= Mitra Cinema Hall, Calcutta =

The Mitra was a single-screen theater, situated in Bidhan Sarani, Hatibagan, Kolkata, opposite of Minar Cinema Hall.
It had started operation under Birendra Nath Sarkar as "Chitra Cinema" in 1931 with the screening of Uttam Kumar-starrer Dena Paona. The theater was renamed to Mitra in 1963 when Hemonta Krishna Mitra took the possession. The theater was closed for business after 88 years.

== History ==
Mitra Cinema opened in 1931 as Chitra Cinema, founded by Birendranath Sircar to screen early Bengali talkies, with Dena Paona as its inaugural film. In 1963, ownership passed to Hemonta Krishna Mitra, who renamed it Mitra Cinema, and in 1976 Dipendra Krishna Mitra, then a 28‑year‑old lawyer took over operations. After 88 years of continuous operation showcasing Bengali, Hindi, and English films ranging from Uttam Kumar classics to Satyajit Ray retrospectives.

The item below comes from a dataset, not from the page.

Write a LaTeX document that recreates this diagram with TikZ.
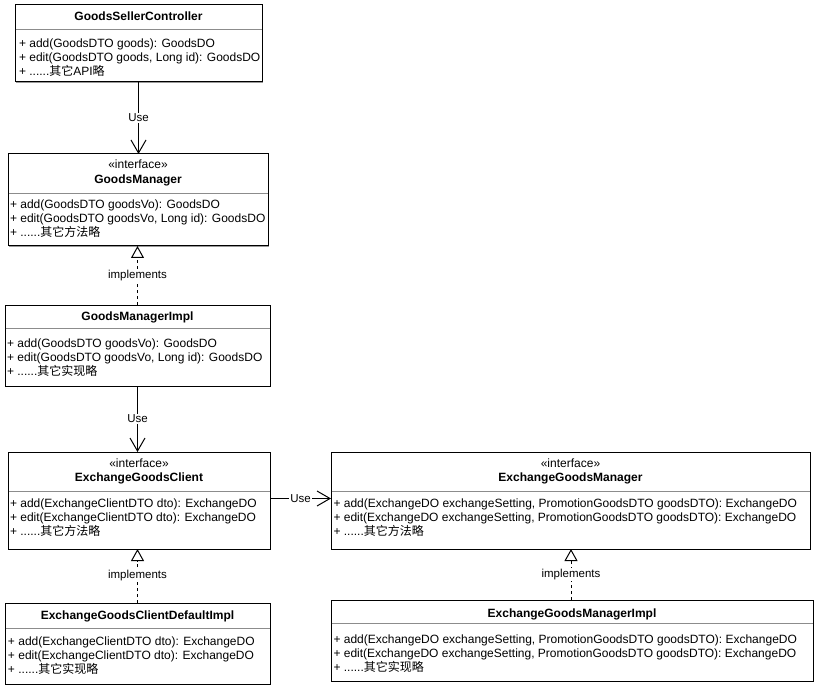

The hall screened its final show on 1 April 2019, citing the proprietor's ill health and declining patronage.

== Architecture ==
Mitra Cinema was originally constructed as a single‑screen auditorium with a 1,100‑seat capacity, featuring a ground‑level stalls section and an overhanging balcony supported on steel stanchions. The exterior facade combined plain plaster finishes with minimal Art Deco flourishes, including streamlined vertical pilasters and a corner marquee above the main entrance. A projection booth was housed in the rear mezzanine, accessible via a narrow service staircase, while the lobby led directly into the rectangular auditorium without a separate foyer. In 2018, a ₹20 lakh renovation introduced 7.1 Dolby sound, 2K digital projection, air‑conditioning ducts concealed above the balcony soffit, and upholstered pushback seating modernizations that retained the hall's original seating layout and sightlines.